#### Required work:
Check every line below for the word "code" and copy each one that has it.
# Supplied information start
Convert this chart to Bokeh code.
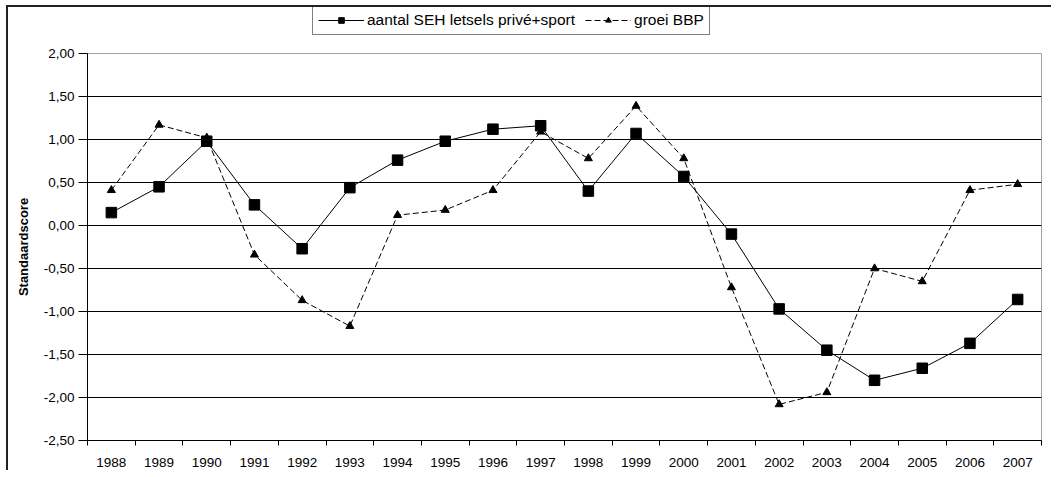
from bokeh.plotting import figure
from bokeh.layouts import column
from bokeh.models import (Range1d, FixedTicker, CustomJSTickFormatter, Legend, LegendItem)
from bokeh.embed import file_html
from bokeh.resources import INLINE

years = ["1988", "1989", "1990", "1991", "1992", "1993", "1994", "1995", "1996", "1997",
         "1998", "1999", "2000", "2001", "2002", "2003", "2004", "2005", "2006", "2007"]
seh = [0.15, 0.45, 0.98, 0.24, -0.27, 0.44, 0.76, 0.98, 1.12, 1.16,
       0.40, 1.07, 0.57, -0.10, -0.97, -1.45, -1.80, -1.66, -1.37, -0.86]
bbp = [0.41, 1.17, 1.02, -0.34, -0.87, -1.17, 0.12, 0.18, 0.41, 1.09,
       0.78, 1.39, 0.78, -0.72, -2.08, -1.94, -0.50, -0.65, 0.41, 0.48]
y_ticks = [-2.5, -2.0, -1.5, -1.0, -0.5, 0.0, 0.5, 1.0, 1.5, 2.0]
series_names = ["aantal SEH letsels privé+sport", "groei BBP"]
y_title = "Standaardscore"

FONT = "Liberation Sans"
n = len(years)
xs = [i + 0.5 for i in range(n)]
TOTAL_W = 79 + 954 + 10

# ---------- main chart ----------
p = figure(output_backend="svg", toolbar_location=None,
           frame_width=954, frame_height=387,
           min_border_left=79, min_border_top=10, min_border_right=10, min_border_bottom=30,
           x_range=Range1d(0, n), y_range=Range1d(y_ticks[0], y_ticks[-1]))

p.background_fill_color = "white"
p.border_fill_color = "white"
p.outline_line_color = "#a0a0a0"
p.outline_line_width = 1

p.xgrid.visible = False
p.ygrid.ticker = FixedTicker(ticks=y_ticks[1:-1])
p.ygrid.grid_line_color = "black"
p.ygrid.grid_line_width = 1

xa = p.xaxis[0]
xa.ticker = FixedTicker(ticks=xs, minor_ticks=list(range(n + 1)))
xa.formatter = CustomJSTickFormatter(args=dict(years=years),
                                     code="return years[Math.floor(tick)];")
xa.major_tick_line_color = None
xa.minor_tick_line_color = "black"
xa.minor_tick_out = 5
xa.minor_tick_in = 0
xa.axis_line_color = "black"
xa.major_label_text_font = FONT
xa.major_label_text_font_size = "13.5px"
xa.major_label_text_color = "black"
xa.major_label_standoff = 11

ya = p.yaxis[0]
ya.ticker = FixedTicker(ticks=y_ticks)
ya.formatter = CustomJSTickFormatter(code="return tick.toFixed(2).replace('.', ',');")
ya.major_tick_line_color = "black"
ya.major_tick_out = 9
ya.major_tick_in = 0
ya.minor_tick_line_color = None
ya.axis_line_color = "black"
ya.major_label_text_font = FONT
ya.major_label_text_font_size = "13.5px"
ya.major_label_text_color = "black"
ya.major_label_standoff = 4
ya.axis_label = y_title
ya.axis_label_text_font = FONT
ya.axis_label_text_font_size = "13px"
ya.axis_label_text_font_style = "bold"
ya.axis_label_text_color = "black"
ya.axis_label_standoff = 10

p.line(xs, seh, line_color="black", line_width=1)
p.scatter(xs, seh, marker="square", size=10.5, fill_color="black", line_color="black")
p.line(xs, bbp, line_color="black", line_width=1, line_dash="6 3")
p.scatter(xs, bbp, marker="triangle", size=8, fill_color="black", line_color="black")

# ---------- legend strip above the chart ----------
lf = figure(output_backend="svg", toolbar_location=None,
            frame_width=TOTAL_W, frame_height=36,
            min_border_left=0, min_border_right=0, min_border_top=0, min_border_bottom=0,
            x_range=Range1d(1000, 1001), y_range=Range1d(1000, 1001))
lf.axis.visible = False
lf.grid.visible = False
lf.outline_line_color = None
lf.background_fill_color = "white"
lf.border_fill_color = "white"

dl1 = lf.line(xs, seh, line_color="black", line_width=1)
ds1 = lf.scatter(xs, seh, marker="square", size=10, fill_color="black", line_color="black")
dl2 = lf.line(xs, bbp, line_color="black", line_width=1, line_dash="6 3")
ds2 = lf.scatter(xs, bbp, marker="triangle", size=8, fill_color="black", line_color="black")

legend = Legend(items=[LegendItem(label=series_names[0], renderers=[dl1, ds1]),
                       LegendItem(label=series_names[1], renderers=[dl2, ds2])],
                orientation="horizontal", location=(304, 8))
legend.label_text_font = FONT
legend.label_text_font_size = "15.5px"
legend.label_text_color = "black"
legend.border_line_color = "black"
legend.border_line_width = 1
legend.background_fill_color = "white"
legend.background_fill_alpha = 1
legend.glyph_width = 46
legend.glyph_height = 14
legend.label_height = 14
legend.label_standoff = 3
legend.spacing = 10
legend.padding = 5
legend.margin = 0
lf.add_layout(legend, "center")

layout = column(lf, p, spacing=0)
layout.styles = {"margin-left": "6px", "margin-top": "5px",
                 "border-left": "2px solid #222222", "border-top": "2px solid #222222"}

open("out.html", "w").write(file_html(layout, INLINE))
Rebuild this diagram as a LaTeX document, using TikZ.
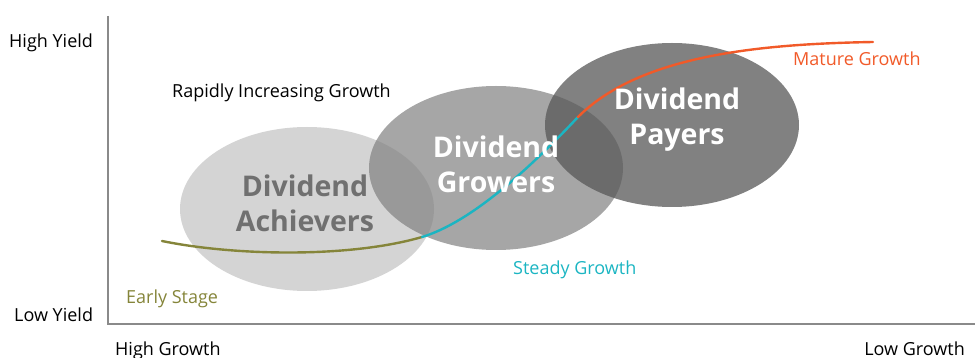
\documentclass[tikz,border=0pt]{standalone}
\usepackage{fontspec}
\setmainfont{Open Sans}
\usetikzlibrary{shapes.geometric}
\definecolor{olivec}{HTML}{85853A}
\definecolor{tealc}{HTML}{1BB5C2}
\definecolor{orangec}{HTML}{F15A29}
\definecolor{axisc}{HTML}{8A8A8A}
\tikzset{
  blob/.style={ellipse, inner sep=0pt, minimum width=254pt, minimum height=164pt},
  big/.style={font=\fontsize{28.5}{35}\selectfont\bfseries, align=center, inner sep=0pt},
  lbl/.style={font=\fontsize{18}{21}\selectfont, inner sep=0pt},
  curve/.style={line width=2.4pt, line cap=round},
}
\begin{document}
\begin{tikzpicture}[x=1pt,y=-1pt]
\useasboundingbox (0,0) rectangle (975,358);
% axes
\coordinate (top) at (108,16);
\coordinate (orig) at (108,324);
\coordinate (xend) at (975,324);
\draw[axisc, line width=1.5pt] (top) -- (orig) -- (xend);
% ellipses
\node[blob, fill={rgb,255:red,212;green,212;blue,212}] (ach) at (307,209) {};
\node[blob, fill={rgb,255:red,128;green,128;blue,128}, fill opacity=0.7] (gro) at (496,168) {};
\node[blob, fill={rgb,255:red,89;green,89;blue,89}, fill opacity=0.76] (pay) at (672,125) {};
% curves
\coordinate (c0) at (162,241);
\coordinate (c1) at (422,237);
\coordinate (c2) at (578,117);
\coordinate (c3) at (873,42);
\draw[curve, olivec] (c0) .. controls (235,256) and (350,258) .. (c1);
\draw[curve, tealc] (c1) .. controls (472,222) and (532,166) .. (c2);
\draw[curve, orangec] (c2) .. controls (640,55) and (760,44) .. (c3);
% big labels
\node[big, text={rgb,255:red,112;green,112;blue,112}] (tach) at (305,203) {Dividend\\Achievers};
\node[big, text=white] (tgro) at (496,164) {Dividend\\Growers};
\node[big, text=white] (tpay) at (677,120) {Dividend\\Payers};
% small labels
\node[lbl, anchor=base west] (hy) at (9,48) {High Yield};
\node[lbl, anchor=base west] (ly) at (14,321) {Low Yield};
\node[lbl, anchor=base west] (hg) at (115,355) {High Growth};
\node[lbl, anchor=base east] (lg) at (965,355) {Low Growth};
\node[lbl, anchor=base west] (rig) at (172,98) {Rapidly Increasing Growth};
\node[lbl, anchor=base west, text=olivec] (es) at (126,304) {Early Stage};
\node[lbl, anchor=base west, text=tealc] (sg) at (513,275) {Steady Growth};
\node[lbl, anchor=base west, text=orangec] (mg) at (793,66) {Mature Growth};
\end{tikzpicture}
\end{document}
# Supplied information end
#### Written solution:
Convert this chart to Bokeh code.
                                     code="return years[Math.floor(tick)];")
ya.formatter = CustomJSTickFormatter(code="return tick.toFixed(2).replace('.', ',');")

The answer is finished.